I haven't thought this through fully, but it type checks:
object invariant {
trait Novel[A] {
type Repr[X] <: Novel[X]
def reverse: Repr[A]
def revrev: Repr[A]#Repr[A]
= reverse.reverse
}
class ShortStory[A] extends Novel[A] {
type Repr[X] = ShortStory[X]
def reverse = this
}
val ss = new ShortStory[String]
val ss2: ShortStory[String] = ss.revrev
}
object covariant {
trait Novel[+A] {
type Repr[X] <: Novel[_ <: X]
def reverse: Repr[_ <: A]
def revrev: Repr[_ <: A]#Repr[_ <: A] = reverse.reverse
}
class ShortStory[+A] extends Novel[A] {
type Repr[X] = ShortStory[X]
def reverse = this
}
val ss = new ShortStory[String]
val ss2: ShortStory[String] = ss.revrev
}
EDIT
The co-variant version can be much nicer:
object covariant2 {
trait Novel[+A] {
type Repr[+X] <: Novel[X]
def reverse: Repr[A]
def revrev: Repr[A]#Repr[A] = reverse.reverse
}
class ShortStory[+A] extends Novel[A] {
type Repr[+X] = ShortStory[X]
def reverse = this
}
val ss = new ShortStory[String]
val ss2: ShortStory[String] = ss.revrev
}
After discussions on the Scala mailing list--many thanks to the people there for setting me on the right track!--I think that this is the closest that one can come to a minimal framework. I leave it here for reference, and I'm using a different example because it highlights what is going on better:
abstract class Peano[A,MyType <: Peano[A,MyType]](a: A, f: A=>A) {
self: MyType =>
def newPeano(a: A, f: A=>A): MyType
def succ: MyType = newPeano(f(a),f)
def count(n: Int): MyType = {
if (n<1) this
else if (n==1) succ
else count(n-1).succ
}
def value = a
}
abstract class Peano2[A,MyType <: Peano2[A,MyType]](a: A, f: A=>A, g: A=>A) extends Peano[A,MyType](a,f) {
self: MyType =>
def newPeano2(a: A, f: A=>A, g: A=>A): MyType
def newPeano(a: A, f: A=>A): MyType = newPeano2(a,f,g)

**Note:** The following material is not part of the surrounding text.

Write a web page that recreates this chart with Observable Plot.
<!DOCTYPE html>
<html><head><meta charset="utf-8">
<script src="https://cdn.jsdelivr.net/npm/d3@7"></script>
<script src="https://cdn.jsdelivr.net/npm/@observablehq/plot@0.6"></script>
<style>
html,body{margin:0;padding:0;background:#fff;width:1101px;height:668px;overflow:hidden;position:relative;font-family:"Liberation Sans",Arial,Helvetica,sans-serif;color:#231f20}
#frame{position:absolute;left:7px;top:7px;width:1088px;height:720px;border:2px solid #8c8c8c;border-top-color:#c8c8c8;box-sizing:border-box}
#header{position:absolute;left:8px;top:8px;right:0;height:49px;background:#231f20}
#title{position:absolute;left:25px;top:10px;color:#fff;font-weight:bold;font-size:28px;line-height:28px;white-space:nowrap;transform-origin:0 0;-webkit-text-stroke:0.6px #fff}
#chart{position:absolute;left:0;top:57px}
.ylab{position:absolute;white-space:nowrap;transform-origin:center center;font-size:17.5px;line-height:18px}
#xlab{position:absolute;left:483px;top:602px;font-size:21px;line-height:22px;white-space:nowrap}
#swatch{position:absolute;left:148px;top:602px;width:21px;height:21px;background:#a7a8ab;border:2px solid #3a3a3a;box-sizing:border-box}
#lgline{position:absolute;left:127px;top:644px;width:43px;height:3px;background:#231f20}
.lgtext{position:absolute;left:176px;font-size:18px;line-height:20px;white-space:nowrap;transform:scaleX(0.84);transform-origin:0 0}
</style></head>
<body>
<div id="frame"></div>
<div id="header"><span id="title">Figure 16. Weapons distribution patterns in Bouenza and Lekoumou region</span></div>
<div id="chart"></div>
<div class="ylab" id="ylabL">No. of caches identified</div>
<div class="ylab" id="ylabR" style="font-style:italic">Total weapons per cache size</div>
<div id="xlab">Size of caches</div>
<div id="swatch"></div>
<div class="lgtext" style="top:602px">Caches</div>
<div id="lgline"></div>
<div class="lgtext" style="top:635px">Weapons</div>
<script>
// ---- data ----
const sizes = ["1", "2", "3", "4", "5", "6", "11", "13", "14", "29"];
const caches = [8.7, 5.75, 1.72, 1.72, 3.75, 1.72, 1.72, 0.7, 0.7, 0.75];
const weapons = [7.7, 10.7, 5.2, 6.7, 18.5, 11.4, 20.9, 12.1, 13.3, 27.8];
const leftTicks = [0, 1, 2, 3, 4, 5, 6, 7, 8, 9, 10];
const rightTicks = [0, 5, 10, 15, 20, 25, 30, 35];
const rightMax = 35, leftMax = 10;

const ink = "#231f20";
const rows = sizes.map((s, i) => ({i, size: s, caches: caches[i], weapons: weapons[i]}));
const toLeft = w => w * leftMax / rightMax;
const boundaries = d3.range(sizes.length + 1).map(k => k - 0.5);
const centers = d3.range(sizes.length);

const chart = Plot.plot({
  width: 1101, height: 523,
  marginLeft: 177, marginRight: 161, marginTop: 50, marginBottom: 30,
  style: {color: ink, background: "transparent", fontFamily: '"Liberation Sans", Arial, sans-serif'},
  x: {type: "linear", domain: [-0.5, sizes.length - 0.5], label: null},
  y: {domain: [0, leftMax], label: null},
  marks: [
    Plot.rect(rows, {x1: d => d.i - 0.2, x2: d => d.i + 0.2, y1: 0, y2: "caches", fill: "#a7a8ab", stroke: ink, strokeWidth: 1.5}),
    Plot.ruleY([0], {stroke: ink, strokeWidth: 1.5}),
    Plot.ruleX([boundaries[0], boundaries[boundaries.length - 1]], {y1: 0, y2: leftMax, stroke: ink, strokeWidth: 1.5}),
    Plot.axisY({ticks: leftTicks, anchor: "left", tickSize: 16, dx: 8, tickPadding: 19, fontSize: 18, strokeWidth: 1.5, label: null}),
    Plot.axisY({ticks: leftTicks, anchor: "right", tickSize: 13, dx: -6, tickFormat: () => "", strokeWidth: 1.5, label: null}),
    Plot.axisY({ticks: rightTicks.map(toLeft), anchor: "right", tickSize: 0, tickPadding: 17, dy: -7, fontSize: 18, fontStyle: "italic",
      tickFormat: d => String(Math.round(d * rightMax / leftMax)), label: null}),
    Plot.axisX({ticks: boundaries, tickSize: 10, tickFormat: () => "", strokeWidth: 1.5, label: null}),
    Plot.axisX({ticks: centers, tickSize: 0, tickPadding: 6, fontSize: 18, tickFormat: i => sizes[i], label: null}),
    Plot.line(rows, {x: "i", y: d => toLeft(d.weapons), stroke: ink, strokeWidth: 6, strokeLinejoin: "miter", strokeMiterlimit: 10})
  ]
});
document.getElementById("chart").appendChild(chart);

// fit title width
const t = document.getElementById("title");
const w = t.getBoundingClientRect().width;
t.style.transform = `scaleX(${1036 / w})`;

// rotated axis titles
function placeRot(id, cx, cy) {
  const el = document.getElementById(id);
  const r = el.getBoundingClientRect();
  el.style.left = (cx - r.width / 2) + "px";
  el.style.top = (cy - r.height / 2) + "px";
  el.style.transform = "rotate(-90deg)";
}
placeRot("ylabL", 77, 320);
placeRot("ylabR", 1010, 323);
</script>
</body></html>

def pred: MyType = newPeano2(g(a),f,g)
def uncount(n: Int): MyType = {
if (n < 1) this
else if (n==1) pred
else uncount(n-1).pred
}
}
The key here is the addition of the MyType type parameter that is a placeholder for the type of the class that we'll really end up with. Each time we inherit, we have to redefine it as a type parameter, and we have add a constructor method that will create a new object of this type. If the constructor changes, we have to create a new constructor method.

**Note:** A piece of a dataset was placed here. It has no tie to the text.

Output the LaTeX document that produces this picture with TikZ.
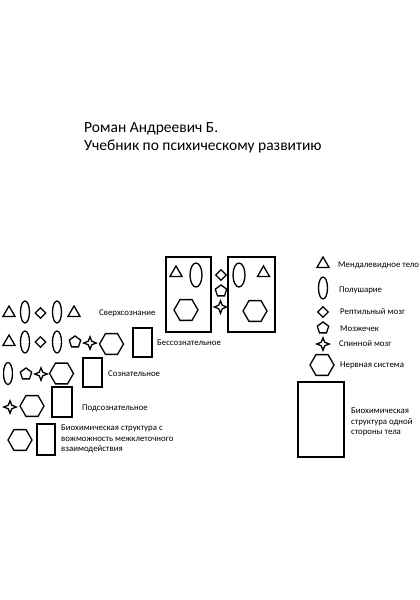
\documentclass[tikz,border=0pt]{standalone}
\usepackage{fontspec}
\setmainfont{Carlito}
\usetikzlibrary{shapes.geometric}

\tikzset{
  sign/.style={draw=black, line width=1.3pt, inner sep=0pt},
  tri/.style={sign, regular polygon, regular polygon sides=3, minimum size=14pt},
  oval/.style={sign, ellipse, minimum width=9pt, minimum height=22pt},
  bigoval/.style={sign, ellipse, minimum width=12pt, minimum height=24pt},
  dmd/.style={sign, diamond, minimum size=11pt},
  pent/.style={sign, regular polygon, regular polygon sides=5, minimum size=12pt},
  spark/.style={sign, star, star points=4, star point ratio=0.4, minimum size=5pt,
    shape border rotate=45},
  hex/.style={sign, regular polygon, regular polygon sides=6, minimum size=24pt},
  slab/.style={draw=black, line width=1.3pt},
  caption/.style={anchor=west, inner sep=0pt, font=\fontsize{8.8}{10.5}\selectfont},
  title/.style={anchor=base west, inner sep=0pt, font=\fontsize{15.5}{18}\selectfont}
}

\begin{document}
\begin{tikzpicture}[x=1pt, y=-1pt]
    % Page of the cover
    \useasboundingbox[fill=white] (0, 0) rectangle (420, 600);

    % Author and title
    \node[title] (author) at (84, 132) {Роман Андреевич Б.};
    \node[title] (book) at (84, 150) {Учебник по психическому развитию};

    % Row of the superconscious
    \node[tri] (a1) at (9, 313) {};
    \node[oval] (a2) at (25, 312) {};
    \node[dmd] (a3) at (40.5, 313) {};
    \node[oval] (a4) at (57, 312) {};
    \node[tri] (a5) at (74, 313) {};
    \node[caption] (super) at (99, 313) {Сверхсознание};

    % Row of the unconscious
    \node[tri] (b1) at (9, 342) {};
    \node[oval] (b2) at (25, 342) {};
    \node[dmd] (b3) at (40.5, 342) {};
    \node[oval] (b4) at (57, 342) {};
    \node[pent] (b5) at (75, 342) {};
    \node[spark] (b6) at (90, 343) {};
    \node[hex] (b7) at (111.5, 344) {};
    \draw[slab] (133, 328) rectangle (152, 357);
    \node[caption] (uncon) at (157, 343) {Бессознательное};

    % Row of the conscious
    \node[oval] (c1) at (8, 373.5) {};
    \node[pent] (c2) at (26, 374) {};
    \node[spark] (c3) at (41, 374) {};
    \node[hex] (c4) at (61.5, 373.5) {};
    \draw[slab] (83, 358) rectangle (102, 387);
    \node[caption] (con) at (108, 374) {Сознательное};

    % Row of the subconscious
    \node[spark] (d1) at (10, 407) {};
    \node[hex] (d2) at (32, 406) {};
    \draw[slab] (52, 387) rectangle (72, 417);
    \node[caption] (subcon) at (82, 408) {Подсознательное};

    % Row of the biochemical structure
    \node[hex] (e1) at (20, 440) {};
    \draw[slab] (37, 424) rectangle (55, 455);
    \node[caption, anchor=north west, align=left] (bio) at (61, 425)
      {Биохимическая структура с\\вожможность межклеточного\\взаимодействия};

    % Two halves of the body
    \draw[slab] (166, 257) rectangle (211, 332);
    \node[tri] (l1) at (176, 273) {};
    \node[bigoval] (l2) at (196, 275) {};
    \node[hex] (l3) at (186, 310) {};

    \node[dmd] (m1) at (221, 275) {};
    \node[pent] (m2) at (221, 291) {};
    \node[spark] (m3) at (220.5, 307) {};

    \draw[slab] (228, 257) rectangle (275, 332);
    \node[bigoval] (r1) at (239, 275) {};
    \node[tri] (r2) at (263.5, 273) {};
    \node[hex] (r3) at (255, 311) {};

    % Legend
    \node[tri] (k1) at (323, 264) {};
    \node[caption] at (338, 265) {Мендалевидное тело};
    \node[oval] (k2) at (323, 288) {};
    \node[caption] at (339, 290) {Полушарие};
    \node[dmd] (k3) at (323, 312) {};
    \node[caption] at (340, 312) {Рептильный мозг};
    \node[pent] (k4) at (323, 328) {};
    \node[caption] at (340, 329) {Мозжечек};
    \node[spark] (k5) at (323, 344) {};
    \node[caption] at (339, 344) {Спинной мозг};
    \node[hex] (k6) at (322, 365) {};
    \node[caption] at (340, 365) {Нервная система};
    \draw[slab] (298, 382) rectangle (344, 457);
    \node[caption, anchor=north west, align=left] (side) at (351, 408)
      {Биохимическая\\структура одной\\стороны тела};
\end{tikzpicture}
\end{document}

Now when you want to create a class to actually use, you only have to fill in the constructor method with a call to new (and tell the class that it's of its own type):
class Peano2Impl[A](a: A, f: A=>A, g: A=>A) extends Peano2[A,Peano2Impl[A]](a,f,g) {
def newPeano2(a: A, f: A=>A, g: A=>A) = new Peano2Impl[A](a,f,g)
}
and you're off and running:
val p = new Peano2Impl(0L , (x:Long)=>x+1 , (y:Long)=>x-1)
scala> p.succ.value
res0: Long = 1
scala> p.pred.value
res1: Long = -1
scala> p.count(15).uncount(7).value
res2: Long = 8
So, to review, the minimal boilerplate--if you want to include recursive methods, which breaks the other style of answer--is for any methods that return a new copy from outside the class (using new or a factory or whatever) to be left abstract (here, I've boiled everything down to one method that duplicates the constructor), and you have to add the MyType type annotation as shown. Then, at the final step, these new-copy methods have to be instantiated.
This strategy works fine for covariance in A also, except that this particular example doesn't work since f and g are not covariant.